A federal judge granted Capitol Hill Baptist Church’s request for a preliminary injunction against District of Columbia Mayor Muriel Bowser, allowing the congregation to resume worship services.
“The Court determines that the church is likely to succeed in proving that the District’s actions violate [the Religious Freedom Restoration Act of 1993] RFRA,” wrote U.S. District Court for the District of Columbia Judge Trevor McFadden in a decision late on Oct. 9.
“The District’s current restrictions substantially burden the church’s exercise of religion,“ McFadden wrote. ”More, the District has failed to offer evidence at this stage showing that it has a compelling interest in preventing the church from meeting outdoors with appropriate precautions, or that this prohibition is the least-restrictive means to achieve its interest. The Court will therefore grant the Church’s motion for injunctive relief.”
Senior Pastor Mark Dever and the 850-member congregation, which has held worship services every Sunday since 1878 (except for three weeks during the 1918 Spanish flu epidemic), had sought unsuccessfully since March to reach a compromise with Bowser and D.C. government that would allow it to continue meeting.
While its historic building is located only a few blocks from the U.S. Capitol complex, the congregation has recently been meeting in an open field near Del Ray Baptist Church in Alexandria, Virginia.
But CHBC officials told the court that congregational worship meetings are required by its understanding of the Bible, and, for that reason, it hasn’t provided a digital alternative to in-person attendance.
“Under the District’s four-stage plan, CHBC’s in-person worship gatherings will be prohibited until scientists develop either a widely-available vaccine or an effective therapy for COVID-19,” the church said in its suit.
McFadden ruled that “the COVID-19 pandemic has undoubtedly presented unique challenges to governments, which are tasked with balancing the public safety and religious freedom. The Court acknowledges the difficult decisions facing the Mayor here. But Congress set rules for this sort of balancing when it enacted RFRA.”

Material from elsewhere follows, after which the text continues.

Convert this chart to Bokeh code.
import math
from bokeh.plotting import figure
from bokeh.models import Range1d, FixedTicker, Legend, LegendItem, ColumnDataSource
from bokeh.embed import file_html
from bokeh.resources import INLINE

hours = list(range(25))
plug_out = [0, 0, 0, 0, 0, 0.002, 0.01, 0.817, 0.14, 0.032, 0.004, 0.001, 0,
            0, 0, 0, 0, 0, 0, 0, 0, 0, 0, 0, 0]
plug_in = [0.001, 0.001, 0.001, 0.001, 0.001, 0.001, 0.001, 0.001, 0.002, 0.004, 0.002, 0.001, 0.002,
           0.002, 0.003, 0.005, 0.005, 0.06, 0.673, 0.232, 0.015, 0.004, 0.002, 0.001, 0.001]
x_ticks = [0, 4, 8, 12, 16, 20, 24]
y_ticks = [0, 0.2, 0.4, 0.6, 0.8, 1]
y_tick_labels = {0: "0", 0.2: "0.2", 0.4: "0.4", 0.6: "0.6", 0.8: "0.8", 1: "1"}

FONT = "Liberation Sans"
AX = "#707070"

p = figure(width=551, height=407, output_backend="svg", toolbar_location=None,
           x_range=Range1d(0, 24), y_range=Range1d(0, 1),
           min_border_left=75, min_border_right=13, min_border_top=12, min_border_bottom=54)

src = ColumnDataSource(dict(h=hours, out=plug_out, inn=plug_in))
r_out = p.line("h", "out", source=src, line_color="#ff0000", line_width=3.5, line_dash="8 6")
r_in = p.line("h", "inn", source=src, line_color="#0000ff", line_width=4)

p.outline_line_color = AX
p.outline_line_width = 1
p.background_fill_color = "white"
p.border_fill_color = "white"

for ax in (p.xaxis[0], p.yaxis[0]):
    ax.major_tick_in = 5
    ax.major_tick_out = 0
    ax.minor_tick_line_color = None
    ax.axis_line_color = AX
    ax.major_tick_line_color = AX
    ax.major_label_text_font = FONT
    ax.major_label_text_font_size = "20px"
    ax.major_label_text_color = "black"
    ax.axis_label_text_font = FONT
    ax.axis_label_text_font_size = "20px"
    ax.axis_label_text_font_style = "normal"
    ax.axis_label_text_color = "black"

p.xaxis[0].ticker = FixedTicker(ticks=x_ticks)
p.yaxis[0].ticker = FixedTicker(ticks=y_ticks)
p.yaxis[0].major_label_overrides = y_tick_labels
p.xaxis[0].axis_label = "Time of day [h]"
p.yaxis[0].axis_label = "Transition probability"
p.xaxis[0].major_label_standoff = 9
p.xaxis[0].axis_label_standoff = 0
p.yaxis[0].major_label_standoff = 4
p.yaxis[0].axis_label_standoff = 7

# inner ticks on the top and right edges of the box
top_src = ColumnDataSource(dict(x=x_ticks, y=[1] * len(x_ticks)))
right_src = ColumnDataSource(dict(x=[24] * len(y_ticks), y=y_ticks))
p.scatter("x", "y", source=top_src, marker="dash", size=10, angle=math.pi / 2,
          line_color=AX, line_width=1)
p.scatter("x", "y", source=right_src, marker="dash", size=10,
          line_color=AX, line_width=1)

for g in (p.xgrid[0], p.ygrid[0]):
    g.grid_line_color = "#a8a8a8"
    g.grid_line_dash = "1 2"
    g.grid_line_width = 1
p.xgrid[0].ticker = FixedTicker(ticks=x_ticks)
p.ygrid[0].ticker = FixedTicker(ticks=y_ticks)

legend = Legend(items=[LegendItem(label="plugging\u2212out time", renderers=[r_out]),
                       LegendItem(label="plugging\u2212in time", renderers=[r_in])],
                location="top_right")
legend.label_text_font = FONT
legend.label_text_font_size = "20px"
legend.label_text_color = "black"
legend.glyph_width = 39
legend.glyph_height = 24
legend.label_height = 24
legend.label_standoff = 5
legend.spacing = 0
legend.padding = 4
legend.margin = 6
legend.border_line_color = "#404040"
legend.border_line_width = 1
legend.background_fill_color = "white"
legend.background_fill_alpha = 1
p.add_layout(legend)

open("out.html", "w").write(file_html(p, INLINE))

He said, “the church has shown that it is likely to succeed in proving that the District’s actions impose a substantial burden on its exercise of religion. For its part, the District has not shown that it is likely to prove a compelling interest in prohibiting the church from holding outdoor worship services with appropriate precautions, or that its restrictions are the least restrictive means available to achieve its public health objectives.”

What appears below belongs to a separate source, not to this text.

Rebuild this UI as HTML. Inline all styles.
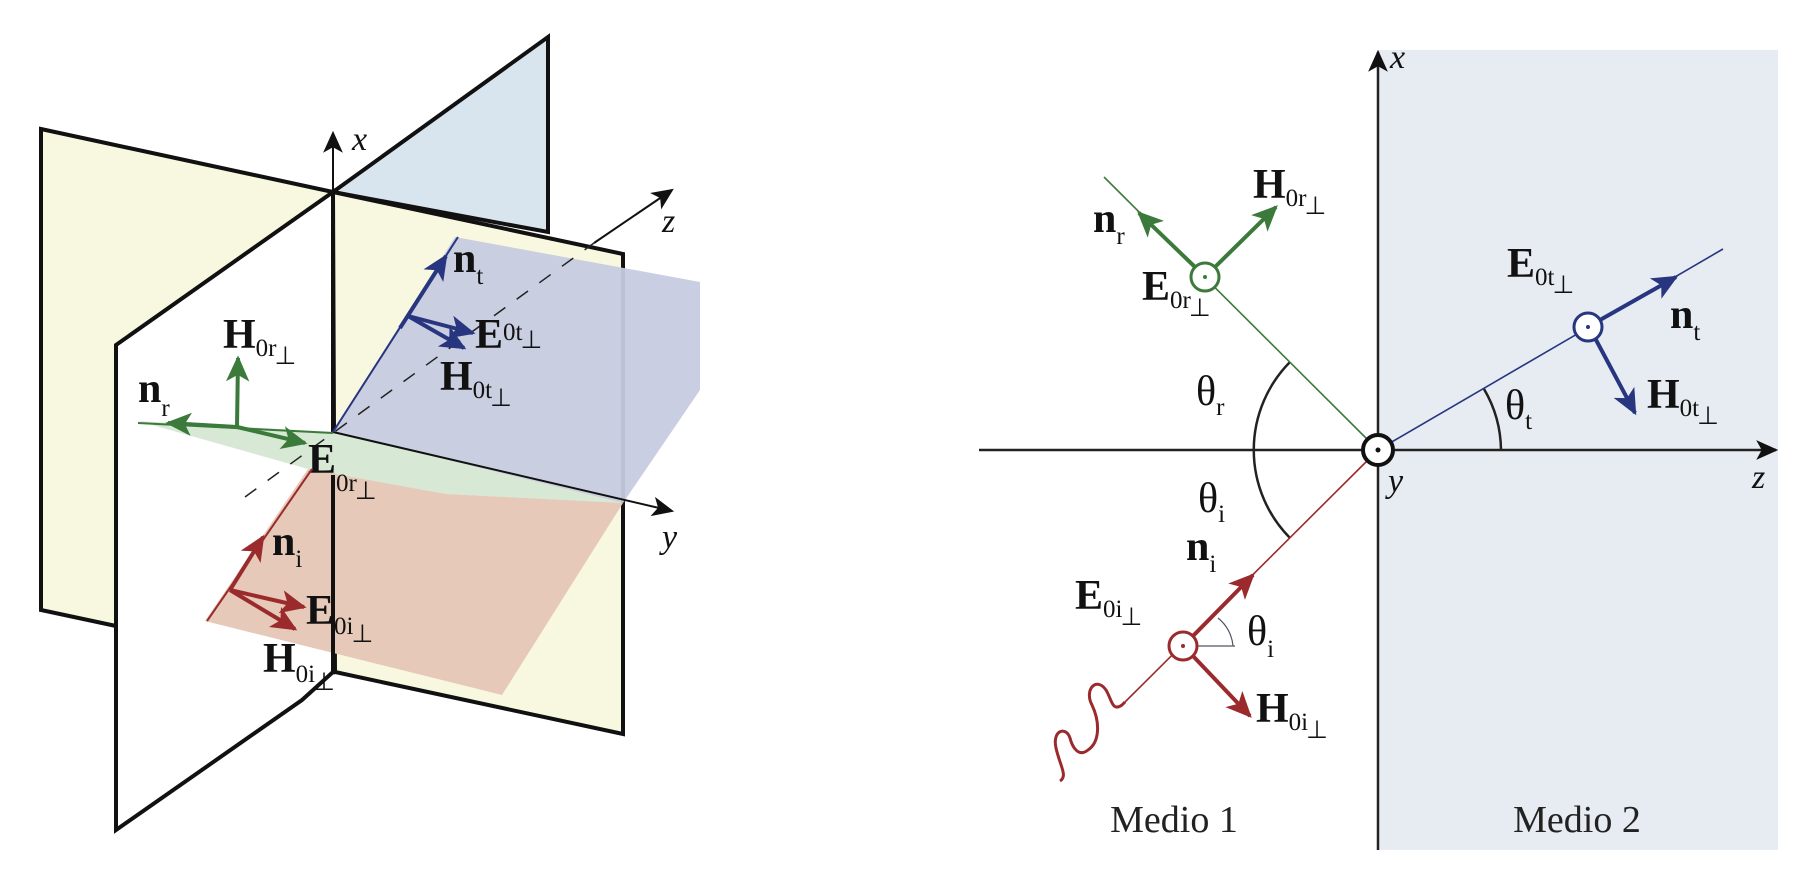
<!DOCTYPE html>
<html><head><meta charset="utf-8"><style>
html,body{margin:0;padding:0;background:#fff;}
svg{display:block;}
.lb{font-family:"Liberation Serif",serif;font-weight:bold;font-size:42px;fill:#111;}
.sb{font-family:"Liberation Serif",serif;font-weight:normal;font-size:25px;}
.ax{font-family:"Liberation Serif",serif;font-style:italic;font-size:34px;fill:#111;}
.md{font-family:"Liberation Serif",serif;font-size:38px;fill:#222;}
</style></head><body>
<svg width="1815" height="888" viewBox="0 0 1815 888">
<defs>
<marker id="ak" viewBox="0 0 20 20" refX="18" refY="10" markerWidth="22" markerHeight="22" markerUnits="userSpaceOnUse" orient="auto"><path d="M0,1 L20,10 L0,19 L5,10 Z" fill="#111"/></marker>
<marker id="ag" viewBox="0 0 20 20" refX="18" refY="10" markerWidth="26" markerHeight="26" markerUnits="userSpaceOnUse" orient="auto"><path d="M0,1 L20,10 L0,19 L5,10 Z" fill="#3b7a3b"/></marker>
<marker id="ar" viewBox="0 0 20 20" refX="18" refY="10" markerWidth="26" markerHeight="26" markerUnits="userSpaceOnUse" orient="auto"><path d="M0,1 L20,10 L0,19 L5,10 Z" fill="#9a2a2c"/></marker>
<marker id="ab" viewBox="0 0 20 20" refX="18" refY="10" markerWidth="26" markerHeight="26" markerUnits="userSpaceOnUse" orient="auto"><path d="M0,1 L20,10 L0,19 L5,10 Z" fill="#27367f"/></marker>
</defs>

<!-- LEFT 3D PANEL -->
<g>
<polygon points="41,129 333,192 333,672 116,626 41,610" fill="#f8f8e0" stroke="#111" stroke-width="4" stroke-linejoin="miter"/>
<polygon points="333,192 548,37 548,232" fill="#d9e5ee" stroke="#111" stroke-width="4"/>
<polygon points="333,192 623,254 623,734 335,672" fill="#f8f8e0" stroke="#111" stroke-width="4"/>
<polygon points="116,345 333,192 333,672 302,700 116,830" fill="#fff" stroke="#111" stroke-width="4"/>
<line x1="333" y1="192" x2="333" y2="672" stroke="#111" stroke-width="4"/>
<polygon points="333,432 455,237 700,282 700,390 623,503" fill="#c6cbe0" opacity="0.95"/>
<polygon points="138,421 333,432 623,503 446,494 308,469" fill="#d7e8d5"/>
<polygon points="308,469 205,621 502,695 623,503 446,494" fill="#e6c9b8"/>
<line x1="245" y1="497" x2="594" y2="243" stroke="#222" stroke-width="1.5" stroke-dasharray="14,14"/>
<line x1="594" y1="243" x2="672" y2="190" stroke="#111" stroke-width="2" marker-end="url(#ak)"/>
<text class="ax" x="662" y="232">z</text>
<line x1="333" y1="200" x2="333" y2="133" stroke="#111" stroke-width="2" marker-end="url(#ak)"/>
<text class="ax" x="352" y="150">x</text>
<line x1="333" y1="475" x2="333" y2="672" stroke="#111" stroke-width="4"/>
<line x1="333" y1="432" x2="672" y2="511" stroke="#111" stroke-width="2" marker-end="url(#ak)"/>
<text class="ax" x="662" y="548">y</text>
<!-- transmitted -->
<line x1="333" y1="432" x2="458" y2="237" stroke="#27367f" stroke-width="2"/>
<line x1="400" y1="328" x2="446" y2="256" stroke="#27367f" stroke-width="4" marker-end="url(#ab)"/>
<line x1="408" y1="316" x2="473" y2="333" stroke="#27367f" stroke-width="4" marker-end="url(#ab)"/>
<line x1="408" y1="316" x2="464" y2="348" stroke="#27367f" stroke-width="4" marker-end="url(#ab)"/>
<text class="lb" x="453" y="272">n<tspan class="sb" dy="12">t</tspan></text>
<text class="lb" x="475" y="348">E<tspan class="sb" dy="-8">0t</tspan><tspan class="sb" dy="8" dx="-2">⊥</tspan></text>
<text class="lb" x="440" y="390">H<tspan class="sb" dy="8">0t</tspan><tspan class="sb" dy="8" dx="-2">⊥</tspan></text>
<!-- reflected -->
<line x1="138" y1="423" x2="333" y2="433" stroke="#3b7a3b" stroke-width="2"/>
<line x1="237" y1="427" x2="168" y2="423" stroke="#3b7a3b" stroke-width="4" marker-end="url(#ag)"/>
<line x1="237" y1="427" x2="305" y2="443" stroke="#3b7a3b" stroke-width="4" marker-end="url(#ag)"/>
<line x1="237" y1="427" x2="238" y2="358" stroke="#3b7a3b" stroke-width="4" marker-end="url(#ag)"/>
<text class="lb" x="138" y="402">n<tspan class="sb" dy="14">r</tspan></text>
<text class="lb" x="223" y="348">H<tspan class="sb" dy="8">0r</tspan><tspan class="sb" dy="8" dx="-2">⊥</tspan></text>
<text class="lb" x="308" y="473">E<tspan class="sb" dy="18">0r</tspan><tspan class="sb" dy="8" dx="-2">⊥</tspan></text>
<!-- incident -->
<line x1="207" y1="621" x2="312" y2="469" stroke="#9a2a2c" stroke-width="2"/>
<line x1="230" y1="590" x2="263" y2="537" stroke="#9a2a2c" stroke-width="4" marker-end="url(#ar)"/>
<line x1="230" y1="590" x2="304" y2="607" stroke="#9a2a2c" stroke-width="4" marker-end="url(#ar)"/>
<line x1="230" y1="590" x2="295" y2="629" stroke="#9a2a2c" stroke-width="4" marker-end="url(#ar)"/>
<text class="lb" x="272" y="555">n<tspan class="sb" dy="12">i</tspan></text>
<text class="lb" x="306" y="624">E<tspan class="sb" dy="10">0i</tspan><tspan class="sb" dy="8" dx="-2">⊥</tspan></text>
<text class="lb" x="263" y="672">H<tspan class="sb" dy="10">0i</tspan><tspan class="sb" dy="8" dx="-2">⊥</tspan></text>
</g>

<!-- RIGHT 2D PANEL -->
<g>
<rect x="1378" y="50" width="400" height="800" fill="#e6ecf2"/>
<line x1="1378" y1="850" x2="1378" y2="52" stroke="#222" stroke-width="2.5" marker-end="url(#ak)"/>
<text class="ax" x="1390" y="68">x</text>
<line x1="979" y1="450" x2="1776" y2="450" stroke="#222" stroke-width="2.5" marker-end="url(#ak)"/>
<text class="ax" x="1752" y="488">z</text>
<text class="ax" x="1388" y="492">y</text>
<!-- arcs -->
<path d="M1290,362 A125,125 0 0 0 1290,538" fill="none" stroke="#222" stroke-width="2.5"/>
<path d="M1484,389 A123,123 0 0 1 1501,450" fill="none" stroke="#222" stroke-width="2.5"/>
<text class="lb" style="font-weight:normal" x="1196" y="405">θ<tspan class="sb" dy="10">r</tspan></text>
<text class="lb" style="font-weight:normal" x="1198" y="512">θ<tspan class="sb" dy="10">i</tspan></text>
<text class="lb" style="font-weight:normal" x="1505" y="419">θ<tspan class="sb" dy="10">t</tspan></text>
<!-- reflected -->
<line x1="1378" y1="450" x2="1104" y2="177" stroke="#3b7a3b" stroke-width="1.6"/>
<line x1="1195" y1="267" x2="1139" y2="213" stroke="#3b7a3b" stroke-width="4" marker-end="url(#ag)"/>
<line x1="1215" y1="267" x2="1276" y2="207" stroke="#3b7a3b" stroke-width="4" marker-end="url(#ag)"/>
<circle cx="1205" cy="277" r="14" fill="#fff" stroke="#3b7a3b" stroke-width="3"/>
<circle cx="1205" cy="277" r="2" fill="#3b7a3b"/>
<text class="lb" x="1093" y="232">n<tspan class="sb" dy="12">r</tspan></text>
<text class="lb" x="1253" y="198">H<tspan class="sb" dy="8">0r</tspan><tspan class="sb" dy="8" dx="-2">⊥</tspan></text>
<text class="lb" x="1142" y="300">E<tspan class="sb" dy="8">0r</tspan><tspan class="sb" dy="8" dx="-2">⊥</tspan></text>
<!-- incident -->
<line x1="1378" y1="450" x2="1125" y2="702" stroke="#9a2a2c" stroke-width="1.6"/>
<path d="M1125,702 L1122,705 C1112,712 1112,700 1106,690 C1096,676 1084,690 1092,705 C1100,722 1100,742 1088,750 C1078,758 1072,746 1070,738 C1066,726 1052,730 1056,748 C1060,766 1068,776 1060,781" fill="none" stroke="#9a2a2c" stroke-width="3"/>
<line x1="1193" y1="636" x2="1253" y2="575" stroke="#9a2a2c" stroke-width="4" marker-end="url(#ar)"/>
<line x1="1193" y1="656" x2="1250" y2="716" stroke="#9a2a2c" stroke-width="4" marker-end="url(#ar)"/>
<path d="M1233,646 A40,40 0 0 0 1218,618" fill="none" stroke="#556" stroke-width="1.2"/>
<line x1="1183" y1="646" x2="1235" y2="646" stroke="#556" stroke-width="1.2"/>
<circle cx="1183" cy="646" r="14" fill="#fff" stroke="#9a2a2c" stroke-width="3"/>
<circle cx="1183" cy="646" r="2" fill="#9a2a2c"/>
<text class="lb" x="1186" y="560">n<tspan class="sb" dy="12">i</tspan></text>
<text class="lb" x="1075" y="609">E<tspan class="sb" dy="8">0i</tspan><tspan class="sb" dy="8" dx="-2">⊥</tspan></text>
<text class="lb" style="font-weight:normal" x="1247" y="645">θ<tspan class="sb" dy="12">i</tspan></text>
<text class="lb" x="1256" y="722">H<tspan class="sb" dy="8">0i</tspan><tspan class="sb" dy="8" dx="-2">⊥</tspan></text>
<!-- transmitted -->
<line x1="1378" y1="450" x2="1723" y2="249" stroke="#27367f" stroke-width="1.6"/>
<line x1="1600" y1="320" x2="1676" y2="277" stroke="#27367f" stroke-width="4" marker-end="url(#ab)"/>
<line x1="1595" y1="338" x2="1635" y2="413" stroke="#27367f" stroke-width="4" marker-end="url(#ab)"/>
<circle cx="1588" cy="327" r="14" fill="#fff" stroke="#27367f" stroke-width="3"/>
<circle cx="1588" cy="327" r="2" fill="#27367f"/>
<text class="lb" x="1670" y="328">n<tspan class="sb" dy="12">t</tspan></text>
<text class="lb" x="1507" y="277">E<tspan class="sb" dy="8">0t</tspan><tspan class="sb" dy="8" dx="-2">⊥</tspan></text>
<text class="lb" x="1647" y="408">H<tspan class="sb" dy="8">0t</tspan><tspan class="sb" dy="8" dx="-2">⊥</tspan></text>
<!-- origin -->
<circle cx="1378" cy="450" r="15" fill="#fff" stroke="#111" stroke-width="4"/>
<circle cx="1378" cy="450" r="2.5" fill="#111"/>
<text class="md" x="1174" y="832" text-anchor="middle">Medio 1</text>
<text class="md" x="1577" y="832" text-anchor="middle">Medio 2</text>
</g>
</svg>
</body></html>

Congress isn’t permitted by the First Amendment to the U.S. Constitution to pass laws regulating freedom of religion or establishing an official religious doctrine.
“The Mayor’s discrimination against houses of worship rests on a mistaken, and unconstitutional, premise that one particular exercise of free speech—a church’s desire to gather together and worship their God—is subordinate to other First Amendment-protected activities.”